The Leap to Adaptive AI
At Foysonis, we believe the fourth generation has arrived: AI-first systems built for autonomy.
Our Helix WMS doesn’t just manage workflows — it orchestrates them, using a deep AI stack designed for resilience and continuous improvement:
- Reinforcement Learning agents that evolve picking, slotting, and routing strategies by learning directly from warehouse operations.
- Monte Carlo Tree Search (MCTS) to simulate thousands of disruption scenarios in real time, from weather events to sudden demand spikes.
- Graph Neural Networks (GNNs) that map and optimize the entire logistics ecosystem — modeling suppliers, carriers, warehouses, and customers as interconnected nodes.
- Digital twins that mirror real-world warehouses, enabling safe experimentation and continuous performance tuning without risking live orders.
- Retrieval-Augmented Copilots (RAG) that bring natural language interaction into supply chain management, allowing operators to configure processes and query performance in plain English.
This isn’t a patchwork of add-ons. It’s an architecture designed from the ground up for autonomy.
The Foysonis Vision: Technology and ROI
At Foysonis, our vision is to transform supply chains from static, reactive systems into living, adaptive networks. That vision isn’t just about technology — it’s about measurable business outcomes.
Consider the economics:
- Labor Efficiency: In a typical $1B distribution network, labor accounts for 50–60% of operating cost. By applying RL-powered picking and slotting, Helix WMS can reduce travel time by 15–20%. That translates into $8–12M in annual savings per DC.
- Inventory Optimization: Traditional systems carry excess “safety stock” to offset uncertainty. With AI-driven demand sensing and slotting, Helix can reduce carrying costs by 8–12%. For a mid-size company holding $300M in inventory, that’s $25–35M freed up annually.
- Throughput and Service Levels: AI orchestration allows warehouses to flex capacity in real time, reducing bottlenecks during peak demand. Customers that miss peak shipments lose sales — but a Helix deployment can recover 2–4% of top-line revenue during high-volume seasons. For a $2B retailer, that’s $40–80M in preserved revenue.
- Disruption Resilience: According to McKinsey, supply chain shocks now cost companies 6–10% of annual revenue. By simulating and rebalancing in advance, Helix turns disruptions into manageable events. For a Fortune 500 manufacturer, that can mean hundreds of millions in protected earnings every year.
These are not theoretical numbers. They’re the direct result of moving from rule-based automation to AI-native orchestration.
Why This Matters
The economics are clear. According to Gartner, enterprise software spending exceeded $900 billion in 2024, with supply chain platforms among the fastest-growing categories. Fortune 500 companies now spend more than $250 billion annually on IT, while mid-size firms dedicate a larger share of revenue than ever before.

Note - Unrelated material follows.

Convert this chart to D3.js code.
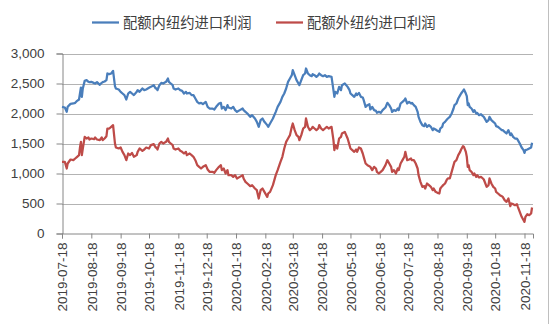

But technology alone doesn’t guarantee resilience. What matters is adaptability. And adaptability requires systems that learn.

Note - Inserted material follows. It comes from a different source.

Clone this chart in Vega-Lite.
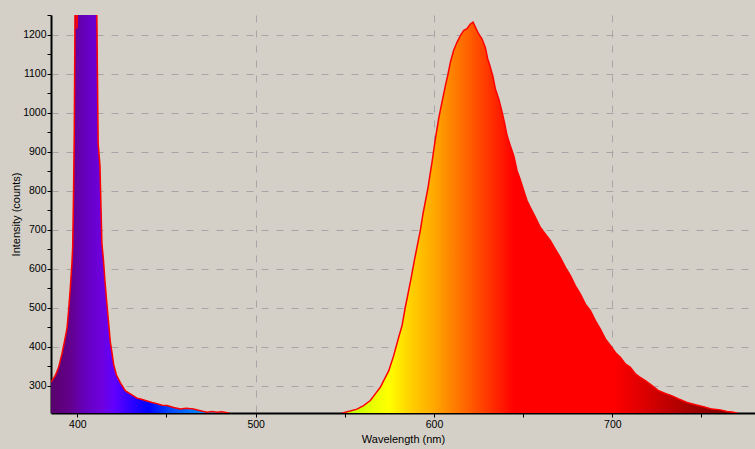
{
  "$schema": "https://vega.github.io/schema/vega-lite/v6.json",
  "width": 704,
  "height": 398,
  "autosize": {"type": "none"},
  "padding": {"left": 51, "top": 15, "right": 0, "bottom": 36},
  "background": "#d4d0c8",
  "config": {
    "view": {"stroke": null, "fill": "#d4d0c8"},
    "font": "Liberation Sans",
    "axis": {
      "domainColor": "#000000",
      "domainWidth": 2,
      "tickColor": "#000000",
      "tickWidth": 1,
      "tickSize": 4,
      "labelColor": "#000000",
      "titleColor": "#000000",
      "labelFont": "Liberation Sans",
      "titleFont": "Liberation Sans",
      "labelFontSize": 10.5,
      "titleFontSize": 11,
      "titleFontWeight": "normal",
      "gridColor": "#a6a6a6",
      "gridDash": [7, 8],
      "gridWidth": 1,
      "zindex": 1
    }
  },
  "data": {
    "values": [
      {"wl": 384, "v": 305}, {"wl": 385.8, "v": 313}, {"wl": 387.7, "v": 326}, {"wl": 389.5, "v": 347},
      {"wl": 391.4, "v": 382}, {"wl": 392.7, "v": 411}, {"wl": 394.2, "v": 446}, {"wl": 395.1, "v": 492},
      {"wl": 396.1, "v": 552}, {"wl": 397.0, "v": 616}, {"wl": 397.4, "v": 655}, {"wl": 397.9, "v": 800},
      {"wl": 398.3, "v": 950}, {"wl": 398.9, "v": 1400}, {"wl": 399.8, "v": 1215}, {"wl": 400.8, "v": 1400},
      {"wl": 405.0, "v": 1400}, {"wl": 410.5, "v": 1400}, {"wl": 411.0, "v": 1230}, {"wl": 411.3, "v": 1090},
      {"wl": 411.7, "v": 920}, {"wl": 412.7, "v": 864}, {"wl": 413.3, "v": 754}, {"wl": 413.8, "v": 664},
      {"wl": 414.6, "v": 626}, {"wl": 415.5, "v": 569}, {"wl": 416.5, "v": 514}, {"wl": 417.6, "v": 459},
      {"wl": 418.5, "v": 413}, {"wl": 419.5, "v": 383}, {"wl": 420.4, "v": 354}, {"wl": 421.9, "v": 328},
      {"wl": 424.1, "v": 308}, {"wl": 426.9, "v": 287}, {"wl": 429.7, "v": 279}, {"wl": 433.5, "v": 268},
      {"wl": 436.0, "v": 265}, {"wl": 439.1, "v": 261}, {"wl": 442.0, "v": 257}, {"wl": 444.7, "v": 254},
      {"wl": 447.5, "v": 250}, {"wl": 450.3, "v": 249}, {"wl": 454.0, "v": 244}, {"wl": 457.8, "v": 240},
      {"wl": 461.0, "v": 242}, {"wl": 465.2, "v": 240}, {"wl": 469.0, "v": 236}, {"wl": 472.7, "v": 232},
      {"wl": 475.5, "v": 234}, {"wl": 478.3, "v": 232}, {"wl": 481.0, "v": 233}, {"wl": 484.0, "v": 231},
      {"wl": 487.0, "v": 226}, {"wl": 495.0, "v": 220}, {"wl": 510.0, "v": 218}, {"wl": 530.0, "v": 219},
      {"wl": 545.0, "v": 224}, {"wl": 548.0, "v": 228}, {"wl": 550.3, "v": 232}, {"wl": 553.0, "v": 235},
      {"wl": 556.8, "v": 240}, {"wl": 560.5, "v": 249}, {"wl": 564.3, "v": 262}, {"wl": 567.1, "v": 279},
      {"wl": 569.9, "v": 296}, {"wl": 571.8, "v": 313}, {"wl": 574.6, "v": 338}, {"wl": 577.4, "v": 377},
      {"wl": 580.2, "v": 424}, {"wl": 582.1, "v": 454}, {"wl": 583.9, "v": 501}, {"wl": 585.8, "v": 544},
      {"wl": 587.1, "v": 574}, {"wl": 589.0, "v": 621}, {"wl": 590.8, "v": 663}, {"wl": 592.3, "v": 697},
      {"wl": 593.9, "v": 742}, {"wl": 596.5, "v": 804}, {"wl": 598.9, "v": 873}, {"wl": 600.8, "v": 933},
      {"wl": 602.6, "v": 984}, {"wl": 604.5, "v": 1027}, {"wl": 606.4, "v": 1069}, {"wl": 607.7, "v": 1095},
      {"wl": 609.2, "v": 1129}, {"wl": 611.0, "v": 1159}, {"wl": 612.9, "v": 1180}, {"wl": 614.8, "v": 1197},
      {"wl": 616.6, "v": 1210}, {"wl": 618.5, "v": 1215}, {"wl": 620.4, "v": 1227}, {"wl": 621.9, "v": 1232},
      {"wl": 623.2, "v": 1219}, {"wl": 625.0, "v": 1202}, {"wl": 626.9, "v": 1189}, {"wl": 628.8, "v": 1167},
      {"wl": 630.1, "v": 1138}, {"wl": 631.6, "v": 1116}, {"wl": 633.1, "v": 1091}, {"wl": 634.4, "v": 1061},
      {"wl": 636.3, "v": 1035}, {"wl": 638.2, "v": 1001}, {"wl": 639.5, "v": 975}, {"wl": 641.0, "v": 941},
      {"wl": 642.8, "v": 915}, {"wl": 644.7, "v": 890}, {"wl": 646.6, "v": 851}, {"wl": 648.4, "v": 828},
      {"wl": 650.3, "v": 800}, {"wl": 652.2, "v": 774}, {"wl": 654.0, "v": 757}, {"wl": 656.8, "v": 732},
      {"wl": 659.6, "v": 706}, {"wl": 662.4, "v": 689}, {"wl": 665.2, "v": 672}, {"wl": 668.0, "v": 650},
      {"wl": 670.8, "v": 629}, {"wl": 673.7, "v": 603}, {"wl": 676.5, "v": 582}, {"wl": 679.3, "v": 556},
      {"wl": 682.1, "v": 535}, {"wl": 684.9, "v": 509}, {"wl": 687.7, "v": 492}, {"wl": 690.5, "v": 467},
      {"wl": 693.3, "v": 445}, {"wl": 696.1, "v": 420}, {"wl": 698.9, "v": 403}, {"wl": 701.7, "v": 385},
      {"wl": 704.5, "v": 373}, {"wl": 707.3, "v": 356}, {"wl": 710.1, "v": 347}, {"wl": 713.0, "v": 330},
      {"wl": 715.7, "v": 321}, {"wl": 718.5, "v": 313}, {"wl": 722.3, "v": 300}, {"wl": 726.0, "v": 287},
      {"wl": 729.7, "v": 280}, {"wl": 733.5, "v": 274}, {"wl": 737.2, "v": 266}, {"wl": 741.9, "v": 257},
      {"wl": 746.6, "v": 251}, {"wl": 751.2, "v": 246}, {"wl": 755.9, "v": 240}, {"wl": 760.6, "v": 238},
      {"wl": 764.3, "v": 234}, {"wl": 768.0, "v": 232}, {"wl": 771.0, "v": 228}, {"wl": 782.0, "v": 220}
    ]
  },
  "encoding": {
    "x": {
      "field": "wl",
      "type": "quantitative",
      "scale": {"domain": [385.25, 780], "nice": false, "zero": false},
      "axis": {
        "title": "Wavelength (nm)",
        "format": "d",
        "values": [400, 450, 500, 550, 600, 650, 700, 750],
        "labelExpr": "datum.value % 100 == 0 ? datum.label : ''",
        "labelPadding": 2,
        "titlePadding": 4,
        "gridOpacity": {"condition": {"test": "datum.value % 100 != 0", "value": 0}, "value": 1}
      }
    },
    "y": {
      "field": "v",
      "type": "quantitative",
      "scale": {"domain": [230, 1250], "nice": false, "zero": false},
      "axis": {
        "title": "Intensity (counts)",
        "format": "d",
        "values": [300, 350, 400, 450, 500, 550, 600, 650, 700, 750, 800, 850, 900, 950, 1000, 1050, 1100, 1150, 1200, 1250],
        "labelExpr": "datum.value % 100 == 0 ? datum.label : ''",
        "labelPadding": 1,
        "titlePadding": 1,
        "gridOpacity": {"condition": {"test": "datum.value % 100 != 0", "value": 0}, "value": 1}
      }
    }
  },
  "layer": [
    {
      "mark": {
        "type": "area",
        "interpolate": "linear",
        "clip": true,
        "color": {
          "gradient": "linear",
          "x1": 0, "x2": 1, "y1": 0, "y2": 0,
          "stops": [
            {"offset": 0, "color": "#560068"},
            {"offset": 0.0276, "color": "#620088"},
            {"offset": 0.0528, "color": "#6600c0"},
            {"offset": 0.0729, "color": "#6e00dc"},
            {"offset": 0.093, "color": "#6000ff"},
            {"offset": 0.1156, "color": "#3000ff"},
            {"offset": 0.1407, "color": "#0000ff"},
            {"offset": 0.1709, "color": "#0048ff"},
            {"offset": 0.2035, "color": "#0078ff"},
            {"offset": 0.2412, "color": "#00b0ff"},
            {"offset": 0.2915, "color": "#00ffa0"},
            {"offset": 0.3668, "color": "#60ff00"},
            {"offset": 0.4221, "color": "#b8ff00"},
            {"offset": 0.4548, "color": "#e8ff00"},
            {"offset": 0.4799, "color": "#ffff00"},
            {"offset": 0.51, "color": "#ffd000"},
            {"offset": 0.5427, "color": "#ffa800"},
            {"offset": 0.5804, "color": "#ff7000"},
            {"offset": 0.6231, "color": "#ff3000"},
            {"offset": 0.6558, "color": "#ff0000"},
            {"offset": 0.794, "color": "#ff0000"},
            {"offset": 0.8442, "color": "#d80000"},
            {"offset": 0.907, "color": "#a00000"},
            {"offset": 0.957, "color": "#800000"},
            {"offset": 1, "color": "#700000"}
          ]
        }
      }
    },
    {
      "mark": {"type": "line", "interpolate": "linear", "clip": true, "color": "#ff0000", "strokeWidth": 1.5}
    }
  ]
}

The Autonomous Era Has Begun
The first three generations gave us road maps, static GPS, and connected GPS. Each was progress, but each still depended on the driver.
Helix WMS represents the next leap: autonomous orchestration. A system that perceives, decides, and improves in real time. A system that grows stronger with every order processed. A system that delivers ROI not in years, but in quarters.
At Foysonis, our mission is clear: to usher in the autonomous era of supply chains. Not as a vision for tomorrow — but as a reality being built today.